--- Begin DATA EXCERPT ---

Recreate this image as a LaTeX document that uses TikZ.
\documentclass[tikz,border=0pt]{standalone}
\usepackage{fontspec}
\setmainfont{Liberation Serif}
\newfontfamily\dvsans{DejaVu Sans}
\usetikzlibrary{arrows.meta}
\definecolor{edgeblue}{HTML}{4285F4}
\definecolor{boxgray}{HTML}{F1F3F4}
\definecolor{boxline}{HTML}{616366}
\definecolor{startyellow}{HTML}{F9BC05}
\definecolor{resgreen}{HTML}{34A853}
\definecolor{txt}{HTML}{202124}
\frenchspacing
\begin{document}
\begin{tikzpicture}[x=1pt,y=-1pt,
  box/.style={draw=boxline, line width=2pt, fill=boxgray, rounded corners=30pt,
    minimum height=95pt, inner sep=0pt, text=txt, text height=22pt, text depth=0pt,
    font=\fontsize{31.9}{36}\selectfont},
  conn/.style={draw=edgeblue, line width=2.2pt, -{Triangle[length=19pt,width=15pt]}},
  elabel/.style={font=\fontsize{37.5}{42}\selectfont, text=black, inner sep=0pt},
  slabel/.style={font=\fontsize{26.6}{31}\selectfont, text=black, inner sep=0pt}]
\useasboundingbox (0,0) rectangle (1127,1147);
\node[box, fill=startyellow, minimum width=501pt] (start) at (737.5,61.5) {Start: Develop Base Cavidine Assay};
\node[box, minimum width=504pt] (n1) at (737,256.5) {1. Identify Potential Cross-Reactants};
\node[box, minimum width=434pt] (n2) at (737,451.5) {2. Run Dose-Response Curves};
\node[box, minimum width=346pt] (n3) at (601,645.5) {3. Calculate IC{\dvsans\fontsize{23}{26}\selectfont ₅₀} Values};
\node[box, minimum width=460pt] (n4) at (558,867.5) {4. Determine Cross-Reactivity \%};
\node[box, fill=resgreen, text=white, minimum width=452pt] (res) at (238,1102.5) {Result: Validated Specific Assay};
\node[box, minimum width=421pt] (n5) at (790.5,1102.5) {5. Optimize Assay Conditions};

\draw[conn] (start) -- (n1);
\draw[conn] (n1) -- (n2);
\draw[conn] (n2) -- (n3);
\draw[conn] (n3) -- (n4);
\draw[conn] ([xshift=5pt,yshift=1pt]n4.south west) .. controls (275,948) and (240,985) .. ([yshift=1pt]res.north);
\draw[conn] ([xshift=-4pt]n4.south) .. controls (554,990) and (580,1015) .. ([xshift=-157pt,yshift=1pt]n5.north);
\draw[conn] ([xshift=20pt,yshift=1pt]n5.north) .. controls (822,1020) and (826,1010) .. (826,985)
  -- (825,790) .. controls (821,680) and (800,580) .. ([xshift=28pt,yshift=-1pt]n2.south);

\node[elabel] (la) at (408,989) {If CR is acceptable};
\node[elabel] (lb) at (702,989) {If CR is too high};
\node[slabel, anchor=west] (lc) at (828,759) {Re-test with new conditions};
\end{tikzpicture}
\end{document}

--- End DATA EXCERPT ---

PROBLEM TO SOLVE: In this exercise, copy only the lines from the opening line of the material through the line where "minimum width=421pt] (n5)" appears.

WRITTEN ANSWER:
Recreate this image as a LaTeX document that uses TikZ.
\documentclass[tikz,border=0pt]{standalone}
\usepackage{fontspec}
\setmainfont{Liberation Serif}
\newfontfamily\dvsans{DejaVu Sans}
\usetikzlibrary{arrows.meta}
\definecolor{edgeblue}{HTML}{4285F4}
\definecolor{boxgray}{HTML}{F1F3F4}
\definecolor{boxline}{HTML}{616366}
\definecolor{startyellow}{HTML}{F9BC05}
\definecolor{resgreen}{HTML}{34A853}
\definecolor{txt}{HTML}{202124}
\frenchspacing
\begin{document}
\begin{tikzpicture}[x=1pt,y=-1pt,
  box/.style={draw=boxline, line width=2pt, fill=boxgray, rounded corners=30pt,
    minimum height=95pt, inner sep=0pt, text=txt, text height=22pt, text depth=0pt,
    font=\fontsize{31.9}{36}\selectfont},
  conn/.style={draw=edgeblue, line width=2.2pt, -{Triangle[length=19pt,width=15pt]}},
  elabel/.style={font=\fontsize{37.5}{42}\selectfont, text=black, inner sep=0pt},
  slabel/.style={font=\fontsize{26.6}{31}\selectfont, text=black, inner sep=0pt}]
\useasboundingbox (0,0) rectangle (1127,1147);
\node[box, fill=startyellow, minimum width=501pt] (start) at (737.5,61.5) {Start: Develop Base Cavidine Assay};
\node[box, minimum width=504pt] (n1) at (737,256.5) {1. Identify Potential Cross-Reactants};
\node[box, minimum width=434pt] (n2) at (737,451.5) {2. Run Dose-Response Curves};
\node[box, minimum width=346pt] (n3) at (601,645.5) {3. Calculate IC{\dvsans\fontsize{23}{26}\selectfont ₅₀} Values};
\node[box, minimum width=460pt] (n4) at (558,867.5) {4. Determine Cross-Reactivity \%};
\node[box, fill=resgreen, text=white, minimum width=452pt] (res) at (238,1102.5) {Result: Validated Specific Assay};
\node[box, minimum width=421pt] (n5) at (790.5,1102.5) {5. Optimize Assay Conditions};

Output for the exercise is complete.